## [Task requirements]
Locate the string "this" throughout the material and copy every line in which it occurs.

## [Data extract]
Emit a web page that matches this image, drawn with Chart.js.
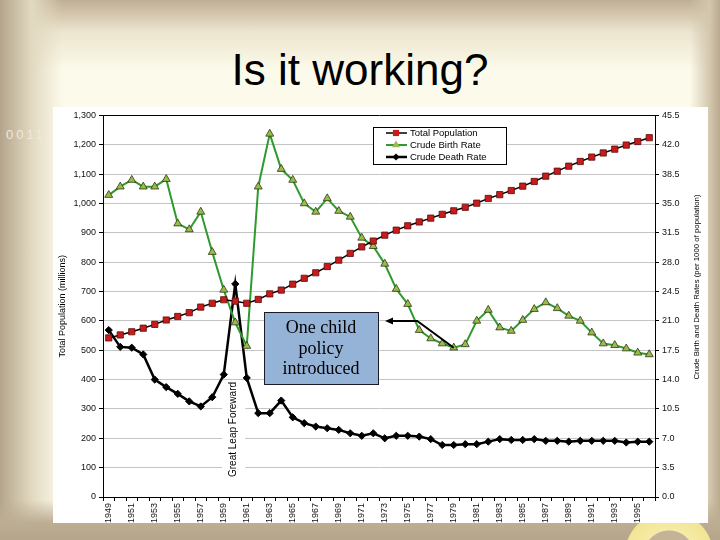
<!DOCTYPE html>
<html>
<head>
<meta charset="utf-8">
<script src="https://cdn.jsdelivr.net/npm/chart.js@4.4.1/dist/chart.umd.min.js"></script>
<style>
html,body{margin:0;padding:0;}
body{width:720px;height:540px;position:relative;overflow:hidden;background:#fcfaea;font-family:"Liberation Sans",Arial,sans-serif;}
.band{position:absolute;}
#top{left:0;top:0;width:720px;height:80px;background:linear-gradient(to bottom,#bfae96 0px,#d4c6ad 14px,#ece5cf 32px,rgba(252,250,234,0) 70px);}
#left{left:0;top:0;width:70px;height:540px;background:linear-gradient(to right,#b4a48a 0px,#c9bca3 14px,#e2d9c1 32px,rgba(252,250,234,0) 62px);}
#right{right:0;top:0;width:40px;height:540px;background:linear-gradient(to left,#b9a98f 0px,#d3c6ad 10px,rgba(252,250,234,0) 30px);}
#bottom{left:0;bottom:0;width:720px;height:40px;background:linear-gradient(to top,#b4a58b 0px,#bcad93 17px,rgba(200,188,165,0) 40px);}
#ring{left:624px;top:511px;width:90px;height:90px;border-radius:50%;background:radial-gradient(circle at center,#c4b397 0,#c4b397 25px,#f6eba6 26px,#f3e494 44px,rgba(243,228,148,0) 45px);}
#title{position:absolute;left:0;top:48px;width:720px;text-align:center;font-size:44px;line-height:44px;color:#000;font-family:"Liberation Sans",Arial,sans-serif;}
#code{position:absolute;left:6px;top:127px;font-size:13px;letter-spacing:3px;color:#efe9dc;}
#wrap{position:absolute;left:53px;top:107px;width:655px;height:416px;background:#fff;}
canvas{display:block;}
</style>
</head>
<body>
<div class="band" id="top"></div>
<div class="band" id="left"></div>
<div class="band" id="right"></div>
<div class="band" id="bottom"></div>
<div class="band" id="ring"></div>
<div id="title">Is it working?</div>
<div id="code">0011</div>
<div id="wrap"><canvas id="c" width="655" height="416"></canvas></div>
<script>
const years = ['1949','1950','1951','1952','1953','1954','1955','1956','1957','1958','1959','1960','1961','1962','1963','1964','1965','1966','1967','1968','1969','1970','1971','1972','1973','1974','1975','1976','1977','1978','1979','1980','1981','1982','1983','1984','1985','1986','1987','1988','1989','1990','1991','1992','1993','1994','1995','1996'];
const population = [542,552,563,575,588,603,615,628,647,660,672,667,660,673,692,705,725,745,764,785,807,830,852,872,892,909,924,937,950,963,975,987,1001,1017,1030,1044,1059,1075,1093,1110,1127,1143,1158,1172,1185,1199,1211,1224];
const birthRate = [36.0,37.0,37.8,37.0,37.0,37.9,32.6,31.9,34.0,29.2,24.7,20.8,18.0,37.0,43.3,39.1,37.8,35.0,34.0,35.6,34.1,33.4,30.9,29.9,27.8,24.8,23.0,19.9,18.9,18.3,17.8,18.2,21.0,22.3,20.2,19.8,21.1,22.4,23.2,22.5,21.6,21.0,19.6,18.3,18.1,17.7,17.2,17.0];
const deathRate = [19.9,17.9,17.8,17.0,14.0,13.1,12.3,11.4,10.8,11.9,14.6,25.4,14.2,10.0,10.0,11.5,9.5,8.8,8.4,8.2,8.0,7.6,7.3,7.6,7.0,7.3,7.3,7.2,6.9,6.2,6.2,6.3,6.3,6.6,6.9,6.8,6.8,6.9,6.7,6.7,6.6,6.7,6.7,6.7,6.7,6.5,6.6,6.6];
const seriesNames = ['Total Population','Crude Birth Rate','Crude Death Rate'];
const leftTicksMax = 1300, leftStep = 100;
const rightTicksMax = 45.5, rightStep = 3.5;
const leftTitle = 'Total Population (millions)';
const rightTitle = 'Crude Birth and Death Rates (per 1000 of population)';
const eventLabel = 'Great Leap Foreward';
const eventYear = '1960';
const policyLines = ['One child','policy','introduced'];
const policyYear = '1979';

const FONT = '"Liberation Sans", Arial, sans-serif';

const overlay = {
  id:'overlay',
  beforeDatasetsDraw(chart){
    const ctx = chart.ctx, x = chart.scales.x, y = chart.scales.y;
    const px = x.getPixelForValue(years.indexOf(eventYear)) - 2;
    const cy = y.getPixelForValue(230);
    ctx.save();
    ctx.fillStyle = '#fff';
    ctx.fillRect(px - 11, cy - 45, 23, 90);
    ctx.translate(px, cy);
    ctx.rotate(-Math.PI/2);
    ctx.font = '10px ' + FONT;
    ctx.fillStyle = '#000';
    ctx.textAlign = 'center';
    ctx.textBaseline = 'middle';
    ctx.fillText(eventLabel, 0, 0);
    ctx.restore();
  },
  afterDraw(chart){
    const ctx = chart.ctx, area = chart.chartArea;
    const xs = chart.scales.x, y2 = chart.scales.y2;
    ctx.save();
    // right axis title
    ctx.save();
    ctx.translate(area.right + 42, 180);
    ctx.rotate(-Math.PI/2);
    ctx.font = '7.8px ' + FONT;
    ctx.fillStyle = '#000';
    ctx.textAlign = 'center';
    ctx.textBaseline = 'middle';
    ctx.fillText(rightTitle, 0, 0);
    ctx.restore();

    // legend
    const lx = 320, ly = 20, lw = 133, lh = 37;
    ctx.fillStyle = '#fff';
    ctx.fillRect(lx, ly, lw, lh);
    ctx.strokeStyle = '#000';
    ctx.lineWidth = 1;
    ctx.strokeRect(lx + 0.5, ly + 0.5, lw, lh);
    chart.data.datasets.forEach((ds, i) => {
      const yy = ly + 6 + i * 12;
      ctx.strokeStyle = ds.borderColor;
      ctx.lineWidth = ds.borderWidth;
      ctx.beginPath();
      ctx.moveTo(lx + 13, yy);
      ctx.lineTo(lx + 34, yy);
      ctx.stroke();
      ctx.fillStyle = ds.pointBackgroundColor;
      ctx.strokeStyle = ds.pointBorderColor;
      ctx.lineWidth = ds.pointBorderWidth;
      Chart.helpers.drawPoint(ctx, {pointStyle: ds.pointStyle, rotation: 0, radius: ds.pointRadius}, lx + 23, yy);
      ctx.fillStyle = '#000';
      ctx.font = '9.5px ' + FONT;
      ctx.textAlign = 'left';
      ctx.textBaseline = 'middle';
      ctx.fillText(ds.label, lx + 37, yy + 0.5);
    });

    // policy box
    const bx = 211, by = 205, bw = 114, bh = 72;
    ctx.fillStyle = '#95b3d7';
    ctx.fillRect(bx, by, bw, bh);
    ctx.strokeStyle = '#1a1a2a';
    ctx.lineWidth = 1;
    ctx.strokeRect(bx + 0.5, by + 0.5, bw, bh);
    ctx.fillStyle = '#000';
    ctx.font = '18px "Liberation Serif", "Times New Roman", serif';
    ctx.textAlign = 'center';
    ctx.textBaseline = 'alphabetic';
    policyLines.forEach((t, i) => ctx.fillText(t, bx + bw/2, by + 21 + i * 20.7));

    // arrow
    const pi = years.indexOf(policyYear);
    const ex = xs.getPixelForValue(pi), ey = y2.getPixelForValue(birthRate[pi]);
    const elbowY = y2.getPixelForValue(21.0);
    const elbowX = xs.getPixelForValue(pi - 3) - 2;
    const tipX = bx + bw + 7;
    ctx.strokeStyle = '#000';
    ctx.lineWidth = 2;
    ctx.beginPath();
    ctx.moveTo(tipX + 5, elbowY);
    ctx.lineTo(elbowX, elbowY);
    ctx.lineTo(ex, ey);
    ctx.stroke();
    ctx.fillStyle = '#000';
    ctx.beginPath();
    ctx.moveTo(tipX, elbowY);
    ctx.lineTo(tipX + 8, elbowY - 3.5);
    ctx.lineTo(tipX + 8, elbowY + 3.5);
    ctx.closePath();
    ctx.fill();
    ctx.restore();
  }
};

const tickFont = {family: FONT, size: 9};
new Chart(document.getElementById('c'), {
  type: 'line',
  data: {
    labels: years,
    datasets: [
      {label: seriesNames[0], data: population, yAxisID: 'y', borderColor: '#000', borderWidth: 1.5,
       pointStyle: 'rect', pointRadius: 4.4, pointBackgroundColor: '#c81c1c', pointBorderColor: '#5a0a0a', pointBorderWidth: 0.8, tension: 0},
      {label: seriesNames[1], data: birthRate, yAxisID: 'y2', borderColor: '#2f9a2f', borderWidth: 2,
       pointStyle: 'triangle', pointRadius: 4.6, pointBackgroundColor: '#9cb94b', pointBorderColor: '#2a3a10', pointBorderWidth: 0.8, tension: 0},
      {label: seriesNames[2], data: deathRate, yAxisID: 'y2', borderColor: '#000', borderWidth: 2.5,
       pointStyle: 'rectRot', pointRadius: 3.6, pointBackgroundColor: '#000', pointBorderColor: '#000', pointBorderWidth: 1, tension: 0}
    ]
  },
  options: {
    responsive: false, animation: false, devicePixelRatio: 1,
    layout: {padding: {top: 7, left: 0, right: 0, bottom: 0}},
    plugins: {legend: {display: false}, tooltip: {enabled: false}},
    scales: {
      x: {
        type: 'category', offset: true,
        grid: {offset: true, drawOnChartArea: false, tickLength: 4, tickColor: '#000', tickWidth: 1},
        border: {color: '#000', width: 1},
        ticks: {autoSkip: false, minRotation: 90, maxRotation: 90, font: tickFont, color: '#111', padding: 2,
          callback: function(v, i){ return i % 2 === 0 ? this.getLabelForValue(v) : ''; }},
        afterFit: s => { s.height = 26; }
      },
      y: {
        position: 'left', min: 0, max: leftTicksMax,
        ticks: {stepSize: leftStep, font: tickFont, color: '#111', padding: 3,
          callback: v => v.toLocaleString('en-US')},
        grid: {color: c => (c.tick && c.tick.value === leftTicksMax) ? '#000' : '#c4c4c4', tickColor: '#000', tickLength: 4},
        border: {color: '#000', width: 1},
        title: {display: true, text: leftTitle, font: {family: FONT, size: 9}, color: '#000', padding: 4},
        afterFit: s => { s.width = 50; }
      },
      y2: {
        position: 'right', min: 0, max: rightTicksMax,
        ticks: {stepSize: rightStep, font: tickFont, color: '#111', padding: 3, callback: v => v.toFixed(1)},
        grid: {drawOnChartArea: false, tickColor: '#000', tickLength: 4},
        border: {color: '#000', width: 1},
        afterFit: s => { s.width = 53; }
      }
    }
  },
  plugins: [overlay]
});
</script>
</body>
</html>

## [Task answer]
Emit a web page that matches this image, drawn with Chart.js.
          callback: function(v, i){ return i % 2 === 0 ? this.getLabelForValue(v) : ''; }},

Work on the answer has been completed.